Dataset extract
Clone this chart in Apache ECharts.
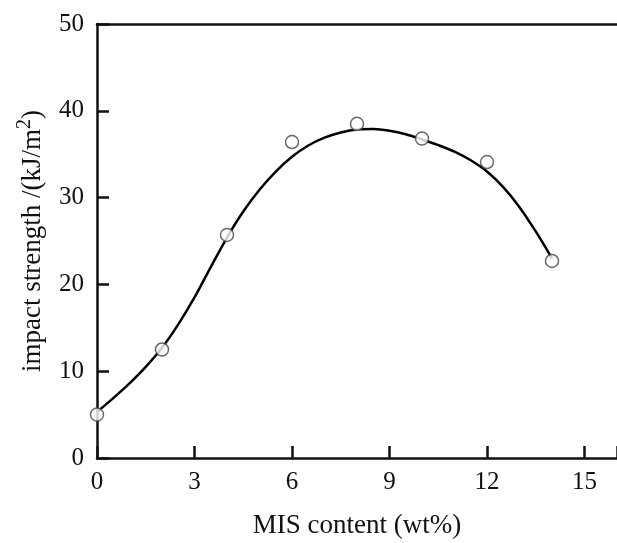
<!DOCTYPE html>
<html>
<head>
<meta charset="utf-8">
<script src="https://cdn.jsdelivr.net/npm/echarts@6/dist/echarts.min.js"></script>
<style>
html, body { margin: 0; padding: 0; background: #fff; }
#chart { width: 617px; height: 543px; }
</style>
</head>
<body>
<div id="chart"></div>
<script>
// measured points
var contents = [0, 2, 4, 6, 8, 10, 12, 14];
var strengths = [5.0, 12.5, 25.7, 36.4, 38.5, 36.8, 34.1, 22.7];

// fitted curve
var fitX = [0, 0.5, 1, 1.5, 2, 2.5, 3, 3.5, 4, 4.5, 5, 5.5, 6, 6.5, 7, 7.5, 8, 8.5, 9, 9.5, 10, 10.5, 11, 11.5, 12, 12.5, 13, 13.5, 14];
var fitY = [5.3, 6.9, 8.6, 10.5, 12.7, 15.4, 18.5, 22.0, 25.4, 28.4, 30.9, 33.0, 34.7, 36.0, 36.9, 37.5, 37.85, 37.9, 37.7, 37.3, 36.7, 36.05, 35.3, 34.3, 33.0, 31.2, 28.9, 26.1, 23.0];

var xTicks = [0, 3, 6, 9, 12, 15];

var font = 'Liberation Serif';

var dom = document.getElementById('chart');
var myChart = echarts.init(dom);

function pairs(xs, ys) {
    return xs.map(function (x, i) { return [x, ys[i]]; });
}

var option = {
    animation: false,
    grid: { left: 97, right: 0, top: 24, bottom: 85, containLabel: false, outerBoundsMode: 'none' },
    xAxis: [{
        type: 'value',
        min: 0, max: 16, interval: 3,
        name: 'MIS content (wt%)',
        nameLocation: 'middle',
        nameGap: 54,
        nameTextStyle: { fontFamily: font, fontSize: 27, color: '#111' },
        axisLine: { lineStyle: { color: '#111', width: 2.5 } },
        axisTick: { inside: true, length: 12, lineStyle: { color: '#111', width: 2.5 } },
        axisLabel: {
            fontFamily: font, fontSize: 25, color: '#111', margin: 12,
            formatter: function (v) { return xTicks.indexOf(v) >= 0 ? String(v) : ''; }
        },
        splitLine: { show: false }
    }, {
        type: 'value', position: 'top', min: 0, max: 16,
        axisLine: { show: true, onZero: false, lineStyle: { color: '#111', width: 2.5 } },
        axisTick: { show: false }, axisLabel: { show: false }, splitLine: { show: false }
    }],
    yAxis: {
        type: 'value',
        min: 0, max: 50, interval: 10,
        name: 'impact strength /(kJ/m{sup|2}{p|)}',
        nameLocation: 'middle',
        nameGap: 46,
        nameTextStyle: {
            fontFamily: font, fontSize: 27, color: '#111',
            rich: {
                sup: { fontFamily: font, fontSize: 20, color: '#111', padding: [0, 0, 16, 0] },
                p: { fontFamily: font, fontSize: 27, color: '#111' }
            }
        },
        axisLine: { show: true, lineStyle: { color: '#111', width: 2.5 } },
        axisTick: { show: true, inside: true, length: 12, lineStyle: { color: '#111', width: 2.5 } },
        axisLabel: { fontFamily: font, fontSize: 25, color: '#111', margin: 13 },
        splitLine: { show: false }
    },
    series: [
        {
            name: 'fit',
            type: 'line',
            data: pairs(fitX, fitY),
            smooth: 0.3,
            showSymbol: false,
            symbol: 'none',
            lineStyle: { color: '#000', width: 2.5 },
            z: 2
        },
        {
            name: 'measured',
            type: 'scatter',
            data: pairs(contents, strengths),
            symbol: 'circle',
            symbolSize: 13,
            itemStyle: { color: '#fff', borderColor: '#444', borderWidth: 1.5 },
            z: 3
        }
    ]
};

if (option && typeof option === 'object') {
    myChart.setOption(option, false);
}
window.onresize = myChart.resize;
</script>
</body>
</html>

Your objective
Emit the lines of the material exactly, from its first line to the line containing "var strengths = [5.0, 12.5, 25.7, 36.4, 38.5, 36.8, 34.1, 22.7];", inclusive; leave every picture out.

Solved exercise
Clone this chart in Apache ECharts.
<!DOCTYPE html>
<html>
<head>
<meta charset="utf-8">
<script src="https://cdn.jsdelivr.net/npm/echarts@6/dist/echarts.min.js"></script>
<style>
html, body { margin: 0; padding: 0; background: #fff; }
#chart { width: 617px; height: 543px; }
</style>
</head>
<body>
<div id="chart"></div>
<script>
// measured points
var contents = [0, 2, 4, 6, 8, 10, 12, 14];
var strengths = [5.0, 12.5, 25.7, 36.4, 38.5, 36.8, 34.1, 22.7];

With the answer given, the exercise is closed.